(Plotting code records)

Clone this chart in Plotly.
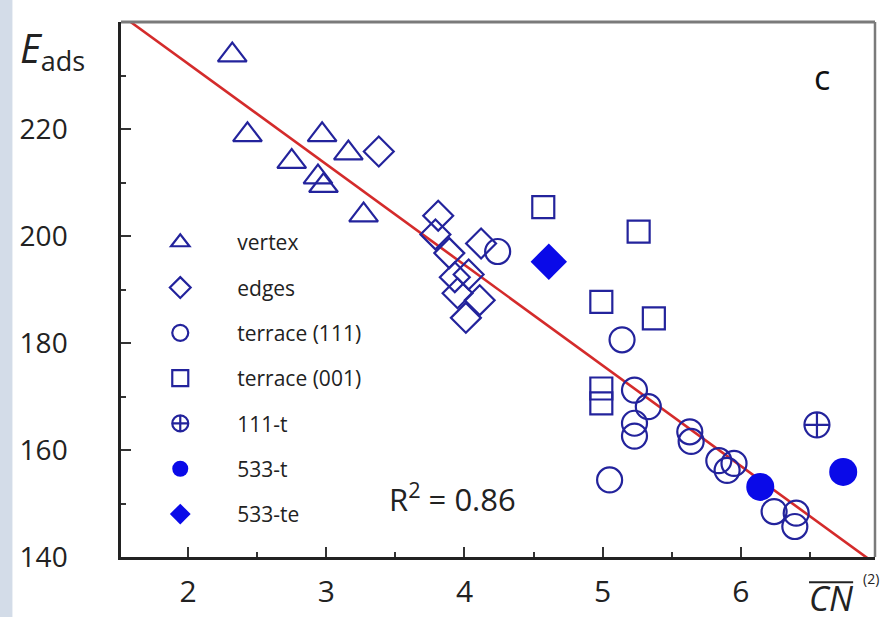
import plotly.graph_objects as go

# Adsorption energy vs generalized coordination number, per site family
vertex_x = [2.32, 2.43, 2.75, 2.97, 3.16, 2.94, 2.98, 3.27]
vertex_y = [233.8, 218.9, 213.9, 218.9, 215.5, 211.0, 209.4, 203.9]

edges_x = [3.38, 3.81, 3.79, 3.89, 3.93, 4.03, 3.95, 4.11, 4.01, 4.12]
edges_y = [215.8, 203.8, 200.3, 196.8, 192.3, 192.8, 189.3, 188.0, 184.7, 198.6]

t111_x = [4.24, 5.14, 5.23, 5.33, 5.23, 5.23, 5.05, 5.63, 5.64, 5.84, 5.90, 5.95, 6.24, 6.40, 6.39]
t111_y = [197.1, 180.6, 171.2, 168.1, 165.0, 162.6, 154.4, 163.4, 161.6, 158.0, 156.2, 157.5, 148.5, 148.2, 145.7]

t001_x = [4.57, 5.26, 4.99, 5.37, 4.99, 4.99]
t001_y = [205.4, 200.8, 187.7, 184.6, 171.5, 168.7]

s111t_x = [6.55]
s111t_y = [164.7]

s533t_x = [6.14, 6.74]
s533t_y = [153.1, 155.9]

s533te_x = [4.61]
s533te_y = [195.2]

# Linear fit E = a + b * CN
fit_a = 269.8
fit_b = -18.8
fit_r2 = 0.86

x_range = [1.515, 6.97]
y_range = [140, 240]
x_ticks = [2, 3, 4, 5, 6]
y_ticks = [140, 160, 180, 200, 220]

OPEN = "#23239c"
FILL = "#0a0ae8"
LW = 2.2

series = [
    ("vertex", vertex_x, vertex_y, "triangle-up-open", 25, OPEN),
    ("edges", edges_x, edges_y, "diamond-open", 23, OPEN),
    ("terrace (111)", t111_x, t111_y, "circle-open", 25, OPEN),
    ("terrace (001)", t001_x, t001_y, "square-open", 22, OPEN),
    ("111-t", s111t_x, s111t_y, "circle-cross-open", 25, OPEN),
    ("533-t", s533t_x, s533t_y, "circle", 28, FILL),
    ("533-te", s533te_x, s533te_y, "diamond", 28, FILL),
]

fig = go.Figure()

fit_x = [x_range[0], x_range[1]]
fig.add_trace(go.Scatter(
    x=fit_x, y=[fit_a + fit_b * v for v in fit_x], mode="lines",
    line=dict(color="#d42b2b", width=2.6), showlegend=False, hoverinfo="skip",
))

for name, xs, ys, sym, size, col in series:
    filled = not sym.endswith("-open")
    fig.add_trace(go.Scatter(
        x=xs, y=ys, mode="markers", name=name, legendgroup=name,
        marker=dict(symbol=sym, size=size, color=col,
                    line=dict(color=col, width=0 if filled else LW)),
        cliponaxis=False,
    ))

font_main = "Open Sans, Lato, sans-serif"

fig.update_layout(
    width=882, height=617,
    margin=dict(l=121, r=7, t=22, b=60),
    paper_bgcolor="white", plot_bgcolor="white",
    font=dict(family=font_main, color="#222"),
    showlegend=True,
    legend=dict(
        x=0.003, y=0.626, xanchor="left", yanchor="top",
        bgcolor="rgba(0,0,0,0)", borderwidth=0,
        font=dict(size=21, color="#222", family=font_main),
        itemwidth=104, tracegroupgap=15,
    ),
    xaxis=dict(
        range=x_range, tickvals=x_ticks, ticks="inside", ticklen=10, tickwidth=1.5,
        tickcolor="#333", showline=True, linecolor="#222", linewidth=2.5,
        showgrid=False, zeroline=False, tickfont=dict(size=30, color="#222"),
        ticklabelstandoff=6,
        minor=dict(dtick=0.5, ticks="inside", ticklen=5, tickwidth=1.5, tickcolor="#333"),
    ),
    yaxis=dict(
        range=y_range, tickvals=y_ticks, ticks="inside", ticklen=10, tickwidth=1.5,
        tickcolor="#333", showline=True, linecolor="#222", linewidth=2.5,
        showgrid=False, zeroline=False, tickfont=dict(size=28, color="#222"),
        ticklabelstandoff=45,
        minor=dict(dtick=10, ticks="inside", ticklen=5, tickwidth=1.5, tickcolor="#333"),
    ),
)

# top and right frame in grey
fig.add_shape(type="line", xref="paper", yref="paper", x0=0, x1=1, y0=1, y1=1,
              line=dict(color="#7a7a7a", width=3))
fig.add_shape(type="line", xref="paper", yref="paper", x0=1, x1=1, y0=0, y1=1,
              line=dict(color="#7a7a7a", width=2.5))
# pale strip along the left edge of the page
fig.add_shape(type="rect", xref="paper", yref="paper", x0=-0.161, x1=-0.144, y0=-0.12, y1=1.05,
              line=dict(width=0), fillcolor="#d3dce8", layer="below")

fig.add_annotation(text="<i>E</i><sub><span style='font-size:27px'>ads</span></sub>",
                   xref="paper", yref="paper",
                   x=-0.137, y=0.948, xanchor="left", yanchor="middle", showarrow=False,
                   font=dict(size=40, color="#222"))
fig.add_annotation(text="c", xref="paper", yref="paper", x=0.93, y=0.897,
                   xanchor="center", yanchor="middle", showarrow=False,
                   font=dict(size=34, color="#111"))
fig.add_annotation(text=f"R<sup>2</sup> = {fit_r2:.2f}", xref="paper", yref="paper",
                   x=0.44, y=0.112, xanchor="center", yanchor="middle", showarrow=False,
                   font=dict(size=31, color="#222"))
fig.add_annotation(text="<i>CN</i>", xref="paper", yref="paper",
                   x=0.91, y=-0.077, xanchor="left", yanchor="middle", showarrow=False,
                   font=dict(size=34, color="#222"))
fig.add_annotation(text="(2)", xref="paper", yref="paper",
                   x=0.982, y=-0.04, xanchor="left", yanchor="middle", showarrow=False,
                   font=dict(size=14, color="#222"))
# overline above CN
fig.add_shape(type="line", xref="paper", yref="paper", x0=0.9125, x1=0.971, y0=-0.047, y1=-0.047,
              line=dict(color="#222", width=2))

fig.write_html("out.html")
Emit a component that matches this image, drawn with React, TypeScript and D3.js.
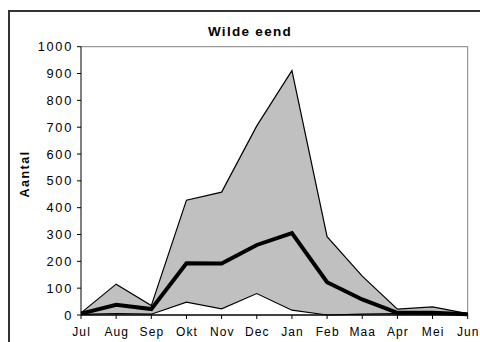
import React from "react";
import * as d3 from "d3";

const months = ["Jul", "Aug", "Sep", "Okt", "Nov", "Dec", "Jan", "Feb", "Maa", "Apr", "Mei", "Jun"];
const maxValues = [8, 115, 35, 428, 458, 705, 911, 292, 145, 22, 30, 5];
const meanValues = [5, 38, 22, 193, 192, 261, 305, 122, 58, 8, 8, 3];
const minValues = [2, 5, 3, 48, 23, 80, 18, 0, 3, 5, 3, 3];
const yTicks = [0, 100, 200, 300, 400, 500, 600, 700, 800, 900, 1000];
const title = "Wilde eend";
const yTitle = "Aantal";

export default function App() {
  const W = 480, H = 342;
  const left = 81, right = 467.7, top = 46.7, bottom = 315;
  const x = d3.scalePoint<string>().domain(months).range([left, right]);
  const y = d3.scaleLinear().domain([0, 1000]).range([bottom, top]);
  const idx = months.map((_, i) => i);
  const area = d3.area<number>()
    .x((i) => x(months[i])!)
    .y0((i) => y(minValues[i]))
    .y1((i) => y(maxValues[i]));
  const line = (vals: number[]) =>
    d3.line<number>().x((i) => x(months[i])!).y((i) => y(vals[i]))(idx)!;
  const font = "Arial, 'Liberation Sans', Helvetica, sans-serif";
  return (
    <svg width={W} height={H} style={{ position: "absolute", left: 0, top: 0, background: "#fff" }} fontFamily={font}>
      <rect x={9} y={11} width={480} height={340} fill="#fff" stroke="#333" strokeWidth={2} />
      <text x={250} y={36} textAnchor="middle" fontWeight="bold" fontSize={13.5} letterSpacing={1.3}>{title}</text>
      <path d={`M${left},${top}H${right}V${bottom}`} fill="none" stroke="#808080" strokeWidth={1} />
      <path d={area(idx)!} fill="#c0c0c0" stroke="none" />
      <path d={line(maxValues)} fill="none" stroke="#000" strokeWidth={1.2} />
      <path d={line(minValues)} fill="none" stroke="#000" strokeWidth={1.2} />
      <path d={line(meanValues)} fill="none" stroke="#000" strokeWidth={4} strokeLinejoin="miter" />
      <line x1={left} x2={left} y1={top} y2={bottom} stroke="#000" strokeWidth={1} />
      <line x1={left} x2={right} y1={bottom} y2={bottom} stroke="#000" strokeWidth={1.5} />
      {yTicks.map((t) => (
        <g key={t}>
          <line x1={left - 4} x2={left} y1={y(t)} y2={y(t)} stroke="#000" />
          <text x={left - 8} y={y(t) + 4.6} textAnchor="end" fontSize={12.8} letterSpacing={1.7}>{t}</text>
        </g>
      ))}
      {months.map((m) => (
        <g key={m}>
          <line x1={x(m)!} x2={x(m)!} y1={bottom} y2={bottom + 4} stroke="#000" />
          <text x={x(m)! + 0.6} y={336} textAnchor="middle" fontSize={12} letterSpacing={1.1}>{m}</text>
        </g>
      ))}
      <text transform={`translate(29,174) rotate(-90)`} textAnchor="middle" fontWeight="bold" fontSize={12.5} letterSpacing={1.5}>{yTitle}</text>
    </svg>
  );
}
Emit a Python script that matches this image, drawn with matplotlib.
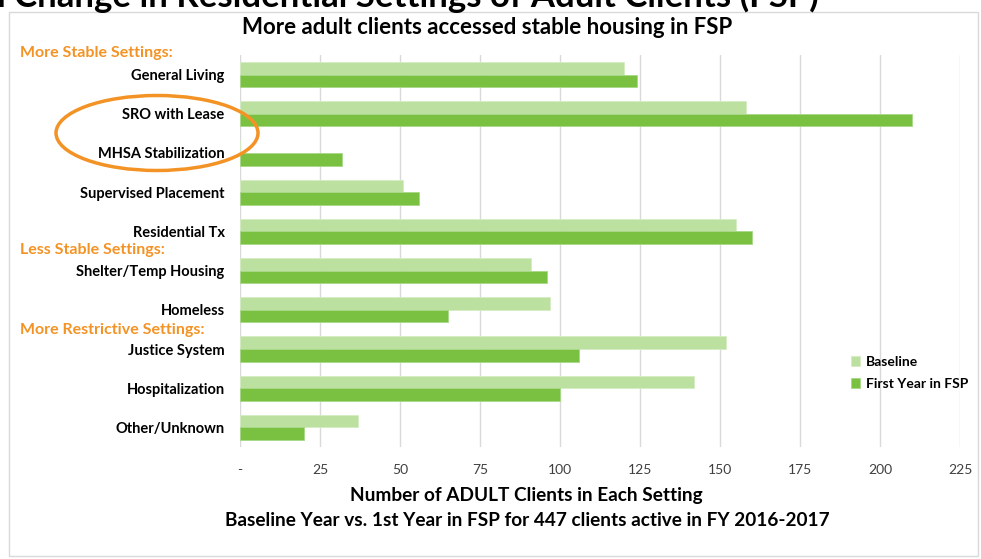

→ **DIRECTIVE**
Find each line holding "matches". Copy it out.

→ **WRITTEN SOLUTION**
Emit a component that matches this image, drawn with React, TypeScript and D3.js.
Emit a Python script that matches this image, drawn with matplotlib.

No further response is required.